The request: All lines in the data bearing the string "this" should be identified and copied.

Source code of charts:

------------

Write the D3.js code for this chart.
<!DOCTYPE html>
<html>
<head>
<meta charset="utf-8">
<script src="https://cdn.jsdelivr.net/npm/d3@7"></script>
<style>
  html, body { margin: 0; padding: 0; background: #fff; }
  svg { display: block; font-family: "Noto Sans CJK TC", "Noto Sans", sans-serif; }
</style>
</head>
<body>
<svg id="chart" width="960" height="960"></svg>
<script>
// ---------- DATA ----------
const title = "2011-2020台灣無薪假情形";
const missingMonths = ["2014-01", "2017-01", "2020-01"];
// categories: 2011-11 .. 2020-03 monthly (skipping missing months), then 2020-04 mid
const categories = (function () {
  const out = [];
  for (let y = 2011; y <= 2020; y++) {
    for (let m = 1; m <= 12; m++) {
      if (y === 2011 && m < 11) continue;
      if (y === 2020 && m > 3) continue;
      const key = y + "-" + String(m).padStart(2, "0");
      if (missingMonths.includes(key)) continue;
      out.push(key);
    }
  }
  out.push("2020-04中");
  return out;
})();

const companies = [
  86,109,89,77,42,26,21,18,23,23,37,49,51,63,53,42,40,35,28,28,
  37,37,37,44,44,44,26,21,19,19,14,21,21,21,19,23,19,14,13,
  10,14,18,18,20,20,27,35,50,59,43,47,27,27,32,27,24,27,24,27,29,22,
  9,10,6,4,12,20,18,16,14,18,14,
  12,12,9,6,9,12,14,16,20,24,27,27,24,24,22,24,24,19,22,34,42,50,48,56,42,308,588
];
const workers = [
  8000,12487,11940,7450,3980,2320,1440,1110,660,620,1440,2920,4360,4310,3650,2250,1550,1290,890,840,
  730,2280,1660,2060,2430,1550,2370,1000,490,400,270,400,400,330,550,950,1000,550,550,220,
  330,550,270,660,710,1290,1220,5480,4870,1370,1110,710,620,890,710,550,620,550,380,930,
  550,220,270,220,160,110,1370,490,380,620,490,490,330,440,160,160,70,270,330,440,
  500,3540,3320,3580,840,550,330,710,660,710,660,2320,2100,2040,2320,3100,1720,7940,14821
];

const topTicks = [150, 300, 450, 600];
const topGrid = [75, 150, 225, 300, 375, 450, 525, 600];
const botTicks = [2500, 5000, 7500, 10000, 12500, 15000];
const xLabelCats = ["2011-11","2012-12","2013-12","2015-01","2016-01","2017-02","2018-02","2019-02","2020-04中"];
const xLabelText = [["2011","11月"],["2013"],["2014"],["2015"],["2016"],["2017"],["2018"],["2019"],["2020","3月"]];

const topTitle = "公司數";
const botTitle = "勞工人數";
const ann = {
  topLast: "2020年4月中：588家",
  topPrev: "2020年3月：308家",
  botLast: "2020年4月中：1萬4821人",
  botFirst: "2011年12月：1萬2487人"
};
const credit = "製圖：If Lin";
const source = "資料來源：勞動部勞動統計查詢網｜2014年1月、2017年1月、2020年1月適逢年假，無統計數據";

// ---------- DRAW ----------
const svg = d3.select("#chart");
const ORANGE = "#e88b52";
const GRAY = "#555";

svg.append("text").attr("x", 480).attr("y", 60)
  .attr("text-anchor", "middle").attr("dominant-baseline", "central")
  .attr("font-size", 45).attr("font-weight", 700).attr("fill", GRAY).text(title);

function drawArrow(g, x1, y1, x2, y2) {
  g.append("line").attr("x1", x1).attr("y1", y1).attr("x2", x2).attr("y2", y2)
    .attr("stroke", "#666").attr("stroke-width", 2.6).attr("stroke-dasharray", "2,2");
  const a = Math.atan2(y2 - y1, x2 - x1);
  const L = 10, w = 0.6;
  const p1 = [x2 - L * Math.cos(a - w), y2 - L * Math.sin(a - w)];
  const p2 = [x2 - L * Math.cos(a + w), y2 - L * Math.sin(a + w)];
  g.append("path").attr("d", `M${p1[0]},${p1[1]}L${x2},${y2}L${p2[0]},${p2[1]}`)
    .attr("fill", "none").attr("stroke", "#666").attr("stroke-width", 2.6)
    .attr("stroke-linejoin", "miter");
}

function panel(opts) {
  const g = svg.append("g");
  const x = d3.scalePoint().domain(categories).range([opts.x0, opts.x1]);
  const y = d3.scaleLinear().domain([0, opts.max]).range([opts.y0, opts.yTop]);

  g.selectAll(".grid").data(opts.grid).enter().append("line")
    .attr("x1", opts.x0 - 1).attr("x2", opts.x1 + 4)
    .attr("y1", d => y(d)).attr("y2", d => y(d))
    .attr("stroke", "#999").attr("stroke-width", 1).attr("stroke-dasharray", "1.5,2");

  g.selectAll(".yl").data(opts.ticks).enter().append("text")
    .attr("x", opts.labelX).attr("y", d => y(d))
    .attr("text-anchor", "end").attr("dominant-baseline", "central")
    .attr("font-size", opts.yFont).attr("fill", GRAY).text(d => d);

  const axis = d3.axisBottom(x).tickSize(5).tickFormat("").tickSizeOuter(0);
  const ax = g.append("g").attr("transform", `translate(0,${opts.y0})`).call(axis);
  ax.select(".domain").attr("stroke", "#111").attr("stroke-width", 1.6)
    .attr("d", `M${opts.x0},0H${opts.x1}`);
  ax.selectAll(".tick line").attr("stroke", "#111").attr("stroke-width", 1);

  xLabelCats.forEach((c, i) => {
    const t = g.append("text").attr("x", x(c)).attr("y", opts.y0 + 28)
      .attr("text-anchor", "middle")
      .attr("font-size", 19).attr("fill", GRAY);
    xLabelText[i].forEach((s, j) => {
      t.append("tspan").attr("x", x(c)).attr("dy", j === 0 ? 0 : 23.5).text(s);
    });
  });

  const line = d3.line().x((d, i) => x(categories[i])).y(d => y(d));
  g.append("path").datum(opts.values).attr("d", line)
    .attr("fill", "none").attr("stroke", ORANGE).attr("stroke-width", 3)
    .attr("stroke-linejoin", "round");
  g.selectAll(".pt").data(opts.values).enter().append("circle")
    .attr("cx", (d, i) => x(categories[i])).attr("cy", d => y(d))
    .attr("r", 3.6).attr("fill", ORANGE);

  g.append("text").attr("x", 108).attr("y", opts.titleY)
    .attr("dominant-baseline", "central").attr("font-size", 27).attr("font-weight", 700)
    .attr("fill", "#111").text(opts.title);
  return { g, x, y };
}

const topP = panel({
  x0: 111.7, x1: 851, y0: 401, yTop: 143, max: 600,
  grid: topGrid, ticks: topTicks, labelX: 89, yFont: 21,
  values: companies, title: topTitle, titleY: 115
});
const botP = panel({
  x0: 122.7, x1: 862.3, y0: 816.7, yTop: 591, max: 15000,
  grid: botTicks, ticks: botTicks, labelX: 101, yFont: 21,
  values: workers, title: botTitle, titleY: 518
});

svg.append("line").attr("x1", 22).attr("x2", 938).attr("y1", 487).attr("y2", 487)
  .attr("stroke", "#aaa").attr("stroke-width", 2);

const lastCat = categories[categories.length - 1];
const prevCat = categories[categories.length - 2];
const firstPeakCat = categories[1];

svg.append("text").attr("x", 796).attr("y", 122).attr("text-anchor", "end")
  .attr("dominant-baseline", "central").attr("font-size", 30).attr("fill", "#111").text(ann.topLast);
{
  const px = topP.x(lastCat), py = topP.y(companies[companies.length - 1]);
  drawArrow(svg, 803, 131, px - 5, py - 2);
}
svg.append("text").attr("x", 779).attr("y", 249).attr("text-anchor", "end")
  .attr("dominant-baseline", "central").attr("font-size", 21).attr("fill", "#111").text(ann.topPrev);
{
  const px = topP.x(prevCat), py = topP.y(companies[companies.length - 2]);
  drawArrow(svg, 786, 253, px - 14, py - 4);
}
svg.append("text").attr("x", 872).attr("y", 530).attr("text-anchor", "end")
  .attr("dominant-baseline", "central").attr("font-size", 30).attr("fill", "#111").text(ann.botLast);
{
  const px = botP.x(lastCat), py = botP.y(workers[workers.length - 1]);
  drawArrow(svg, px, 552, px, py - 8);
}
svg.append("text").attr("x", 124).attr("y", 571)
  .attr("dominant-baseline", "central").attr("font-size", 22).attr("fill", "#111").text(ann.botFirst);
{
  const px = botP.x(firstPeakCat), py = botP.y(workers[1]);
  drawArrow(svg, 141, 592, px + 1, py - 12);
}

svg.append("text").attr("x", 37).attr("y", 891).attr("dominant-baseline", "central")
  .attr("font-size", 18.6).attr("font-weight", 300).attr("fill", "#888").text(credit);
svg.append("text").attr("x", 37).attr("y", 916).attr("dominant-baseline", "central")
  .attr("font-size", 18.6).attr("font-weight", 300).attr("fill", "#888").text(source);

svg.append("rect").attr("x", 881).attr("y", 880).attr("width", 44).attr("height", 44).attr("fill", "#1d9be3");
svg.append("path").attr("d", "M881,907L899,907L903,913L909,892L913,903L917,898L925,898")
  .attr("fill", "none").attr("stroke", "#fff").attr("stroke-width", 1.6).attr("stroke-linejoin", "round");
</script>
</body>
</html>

------------

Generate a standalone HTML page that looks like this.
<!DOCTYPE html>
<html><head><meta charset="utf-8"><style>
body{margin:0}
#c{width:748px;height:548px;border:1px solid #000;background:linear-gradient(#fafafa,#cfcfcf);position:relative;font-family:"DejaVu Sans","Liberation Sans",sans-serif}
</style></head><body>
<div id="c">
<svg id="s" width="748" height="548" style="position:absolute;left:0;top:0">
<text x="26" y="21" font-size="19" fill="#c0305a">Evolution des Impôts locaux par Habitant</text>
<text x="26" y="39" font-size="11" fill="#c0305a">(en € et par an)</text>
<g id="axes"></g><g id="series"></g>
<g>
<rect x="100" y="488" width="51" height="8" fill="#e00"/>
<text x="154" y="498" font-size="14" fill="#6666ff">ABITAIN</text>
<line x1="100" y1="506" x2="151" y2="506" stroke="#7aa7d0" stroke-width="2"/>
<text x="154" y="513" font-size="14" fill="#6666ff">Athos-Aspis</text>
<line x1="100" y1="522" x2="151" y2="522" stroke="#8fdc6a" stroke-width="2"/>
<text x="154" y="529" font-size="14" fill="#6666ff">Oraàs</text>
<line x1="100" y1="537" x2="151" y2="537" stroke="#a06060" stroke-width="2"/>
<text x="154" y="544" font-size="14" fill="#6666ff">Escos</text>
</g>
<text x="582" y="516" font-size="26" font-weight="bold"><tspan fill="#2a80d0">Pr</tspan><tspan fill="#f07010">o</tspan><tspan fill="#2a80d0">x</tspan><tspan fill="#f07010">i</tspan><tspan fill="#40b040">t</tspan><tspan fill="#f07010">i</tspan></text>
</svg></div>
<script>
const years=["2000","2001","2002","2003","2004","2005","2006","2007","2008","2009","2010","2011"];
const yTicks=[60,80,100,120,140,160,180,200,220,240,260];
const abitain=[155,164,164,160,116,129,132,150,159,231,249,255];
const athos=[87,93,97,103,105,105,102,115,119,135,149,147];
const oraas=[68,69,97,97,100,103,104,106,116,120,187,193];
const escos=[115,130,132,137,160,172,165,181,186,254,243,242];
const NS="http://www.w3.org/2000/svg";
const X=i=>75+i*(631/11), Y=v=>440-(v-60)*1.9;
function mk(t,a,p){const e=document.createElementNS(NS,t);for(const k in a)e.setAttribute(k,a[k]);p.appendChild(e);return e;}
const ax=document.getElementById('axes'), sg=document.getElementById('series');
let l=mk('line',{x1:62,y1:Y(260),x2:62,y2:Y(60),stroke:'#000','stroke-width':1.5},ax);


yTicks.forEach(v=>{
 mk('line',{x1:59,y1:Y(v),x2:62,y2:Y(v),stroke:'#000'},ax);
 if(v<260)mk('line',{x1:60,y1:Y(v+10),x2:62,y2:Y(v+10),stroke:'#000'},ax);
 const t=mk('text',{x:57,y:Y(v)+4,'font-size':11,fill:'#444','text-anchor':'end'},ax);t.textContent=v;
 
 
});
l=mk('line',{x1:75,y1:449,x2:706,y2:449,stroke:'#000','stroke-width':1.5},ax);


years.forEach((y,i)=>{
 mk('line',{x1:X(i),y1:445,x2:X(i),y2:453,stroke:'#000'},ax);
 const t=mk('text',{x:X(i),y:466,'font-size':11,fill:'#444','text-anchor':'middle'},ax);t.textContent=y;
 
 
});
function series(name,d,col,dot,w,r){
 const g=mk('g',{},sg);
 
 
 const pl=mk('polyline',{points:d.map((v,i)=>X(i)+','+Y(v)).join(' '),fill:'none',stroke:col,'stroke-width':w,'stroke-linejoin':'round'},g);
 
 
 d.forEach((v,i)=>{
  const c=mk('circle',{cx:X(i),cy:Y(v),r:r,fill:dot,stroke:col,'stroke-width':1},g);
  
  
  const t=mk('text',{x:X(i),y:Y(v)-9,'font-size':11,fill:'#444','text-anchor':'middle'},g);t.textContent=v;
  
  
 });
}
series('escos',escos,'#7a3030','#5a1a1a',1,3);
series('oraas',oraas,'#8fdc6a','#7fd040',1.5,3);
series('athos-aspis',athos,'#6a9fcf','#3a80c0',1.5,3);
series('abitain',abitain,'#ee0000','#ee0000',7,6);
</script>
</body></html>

------------

Solution:
Write the D3.js code for this chart.
Generate a standalone HTML page that looks like this.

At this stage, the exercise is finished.